Each of these divisions of geologic time is typically ‘bookended’ by major events on earth. For example, the Oligocene epoch is marked by the start of major antarctic glaciation and the Grande Coupure extinction event. Additionally, specific geologic strata – or layers – are used to indicate each of the time periods. Deciding about the exact location (and existence) of the Anthropocene and Holocene border has proven to be contentious.
The currently accepted epoch that we exist in today is called the Holocene (roughly translated as ‘entirely recent’). It began approximately 11,650 years ago with the ending of the Last Glacial Maximum, with an event known as the Holocene glacial retreat. This glacial retreat scarred the earth in ways that we still see today. For example, the lakes in Minnesota and Wisconsin, and the remnants of glaciers in Colorado and Washington are all remnants of this period.
The Holocene also coincides with the effects of modern humans on planet earth. This includes the agricultural revolution and every known major civilization in human history. The Holocene is further divided into three Ages: Greenlandian, Northgrippian, and Meghalayan.

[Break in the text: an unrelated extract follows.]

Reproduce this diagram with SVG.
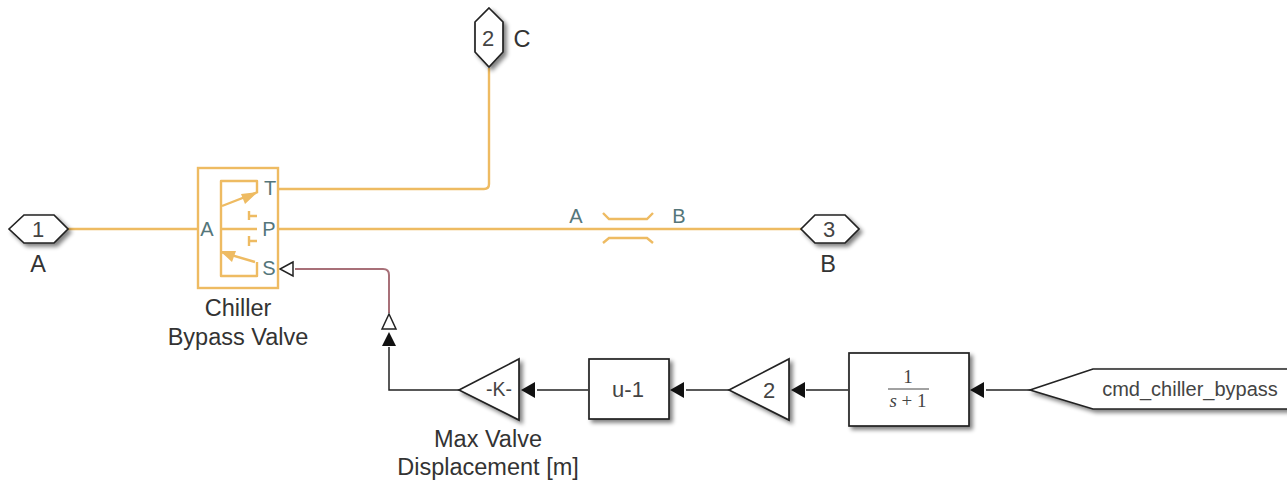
<svg xmlns="http://www.w3.org/2000/svg" width="1287" height="480" viewBox="0 0 1287 480">
<defs>
<filter id="sh" x="-30%" y="-30%" width="170%" height="170%"><feGaussianBlur in="SourceAlpha" stdDeviation="2.2"/><feOffset dx="3" dy="3"/><feComponentTransfer><feFuncA type="linear" slope="0.5"/></feComponentTransfer><feMerge><feMergeNode/><feMergeNode in="SourceGraphic"/></feMerge></filter>
</defs>
<style>
text{font-family:"Liberation Sans",Arial,sans-serif}
.lbl{font-size:23.5px;fill:#333;text-anchor:middle}
.blk{fill:#fff;stroke:#222;stroke-width:1.7;filter:url(#sh)}
.in{font-size:22px;fill:#444;text-anchor:middle}
.port{font-size:20px;fill:#55767a;text-anchor:middle}
.phys{fill:none;stroke:#eebb62;stroke-width:2.4;stroke-linejoin:round}
.sig{fill:none;stroke:#222;stroke-width:1.5}
.serif{font-family:"Liberation Serif",serif;font-size:19px;fill:#444;text-anchor:middle}
</style>
<rect width="1287" height="480" fill="#fff"/>
<g id="connectors">
<path class="phys" d="M68 229H198"/>
<path class="phys" d="M279 189H484Q489 189 489 184V68"/>
<path class="phys" d="M279 229H802"/>
<path d="M295 269H383Q389 269 389 275V313" fill="none" stroke="#a87078" stroke-width="2"/>
<path class="sig" d="M459 390H389V347"/>
<path d="M382 346L389 332L396 346Z" fill="#111"/>
<path d="M382 329L389 314L396 329Z" fill="#fff" stroke="#222" stroke-width="1.5"/>
<path d="M293 262L280 269L293 276Z" fill="#fff" stroke="#222" stroke-width="1.5"/>
<path class="sig" d="M588 390H537"/><path d="M535 382L521 390L535 398Z" fill="#111"/>
<path class="sig" d="M729 390H686"/><path d="M684 382L670 390L684 398Z" fill="#111"/>
<path class="sig" d="M848 390H806"/><path d="M805 382L791 390L805 398Z" fill="#111"/>
<path class="sig" d="M1030 390H986"/><path d="M984 382L970 390L984 398Z" fill="#111"/>
</g>
<g id="port1"><path class="blk" d="M9 229L24 215H54L68 229L54 243H24Z"/><text class="in" x="38" y="237">1</text><text class="lbl" x="38" y="272">A</text></g>
<g id="port2"><path class="blk" d="M489 8L503 22V52L489 67L475 52V22Z"/><text class="in" x="488" y="46">2</text><text class="lbl" x="522" y="47">C</text></g>
<g id="port3"><path class="blk" d="M801 229L815 215H845L859 229L845 243H815Z"/><text class="in" x="829" y="237">3</text><text class="lbl" x="828" y="272">B</text></g>
<g id="valve">
<rect x="198" y="168" width="80" height="120" fill="#fff" stroke="#eebb62" stroke-width="2.4"/>
<path class="phys" d="M257 192V181H221V276H257V262M221 229H257"/>
<path class="phys" d="M222 206L258 192M255 262L221 252"/>
<path d="M258 192L241 194L245 204Z M220 251L236 251L232 262Z" fill="#eebb62"/>
<path class="phys" d="M249 216H257M249 211V220M249 241H257M249 236V246"/>
<text class="port" x="207" y="236">A</text><text class="port" x="270" y="195">T</text><text class="port" x="269" y="236">P</text><text class="port" x="269" y="275">S</text>
<text class="lbl" x="238" y="316">Chiller</text><text class="lbl" x="238" y="345">Bypass Valve</text>
</g>
<g id="orifice">
<path d="M603 213L609 219H647L653 213M603 243L609 238H647L653 243" fill="none" stroke="#eebb62" stroke-width="2.4"/>
<text class="port" x="576" y="223">A</text><text class="port" x="679" y="223">B</text>
</g>
<g id="gain-k"><path class="blk" d="M459 390L519 359V420Z"/><text class="in" x="499" y="396" style="font-size:19.5px">-K-</text><text class="lbl" x="488" y="447">Max Valve</text><text class="lbl" x="488" y="475">Displacement [m]</text></g>
<g id="fcn"><rect class="blk" x="589" y="359" width="80" height="60"/><text class="in" x="628" y="397">u-1</text></g>
<g id="gain-2"><path class="blk" d="M729 390L789 359V420Z"/><text class="in" x="769" y="398">2</text></g>
<g id="tf"><rect class="blk" x="849" y="353" width="120" height="73"/>
<text class="serif" x="908" y="383">1</text>
<path d="M888 389H929" stroke="#444" stroke-width="1"/>
<text class="serif" x="908" y="407"><tspan font-style="italic">s</tspan> + 1</text></g>
<g id="from"><path class="blk" d="M1030 390L1093 369H1295V409H1093Z"/><text x="1190" y="396" font-size="20" fill="#444" text-anchor="middle">cmd_chiller_bypass</text></g>
</svg>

More recently, some scientists have been advocating for the creation of a new epoch: the Anthropocene. The term was coined by Nobel laureate Paul Crutzen in the early 2000s and is derived from the Greek ‘anthropo’ for human, and ‘cene’ for new. Scientists argue that humans have had such an impact on the earth – the 6th mass extinction, the development of atomic technologies, and the advent of global climate change – that we need a new epoch after the Holocene. This would be the first new epoch boundary to occur while humans have been on planet earth. It would effectively add a third epoch to the Quaternary period.
The debate doesn’t really center around which epoch we are currently in, but more so on the existence of the Anthropocene, and our ability to distinguish it. While the effects on the natural world by human activity in the last ~150 years are undeniable, experts are more skeptical on the geological record. “When you start naming geologic-time terms, you need to define what exactly the boundary is, where it appears in the rock strata,” says stratigrapher Whitney Autin of the SUNY College of Brockport. This boundary could possibly be defined by the presence of radioactive particles in the soil around the world, a ubiquitous phenomena observed after events World War Two and the Chernobyl Nuclear Disaster.
Defining the Anthropocene and cementing human activity into the geological record may also help send a message to the public. “[It] will be another strong reminder to the general public that we are now having undeniable impacts on the environment at the scale of the planet as a whole, so much so that a new geological epoch has begun” says Will Steffen, who heads Australia National University’s Climate Change Institute.
Regardless of what the scientific consensus ends up being, one fact is strikingly obvious: humans are altering planet earth. Consider taking action to support organizations that fight against global climate change and the effects it will have on all of us.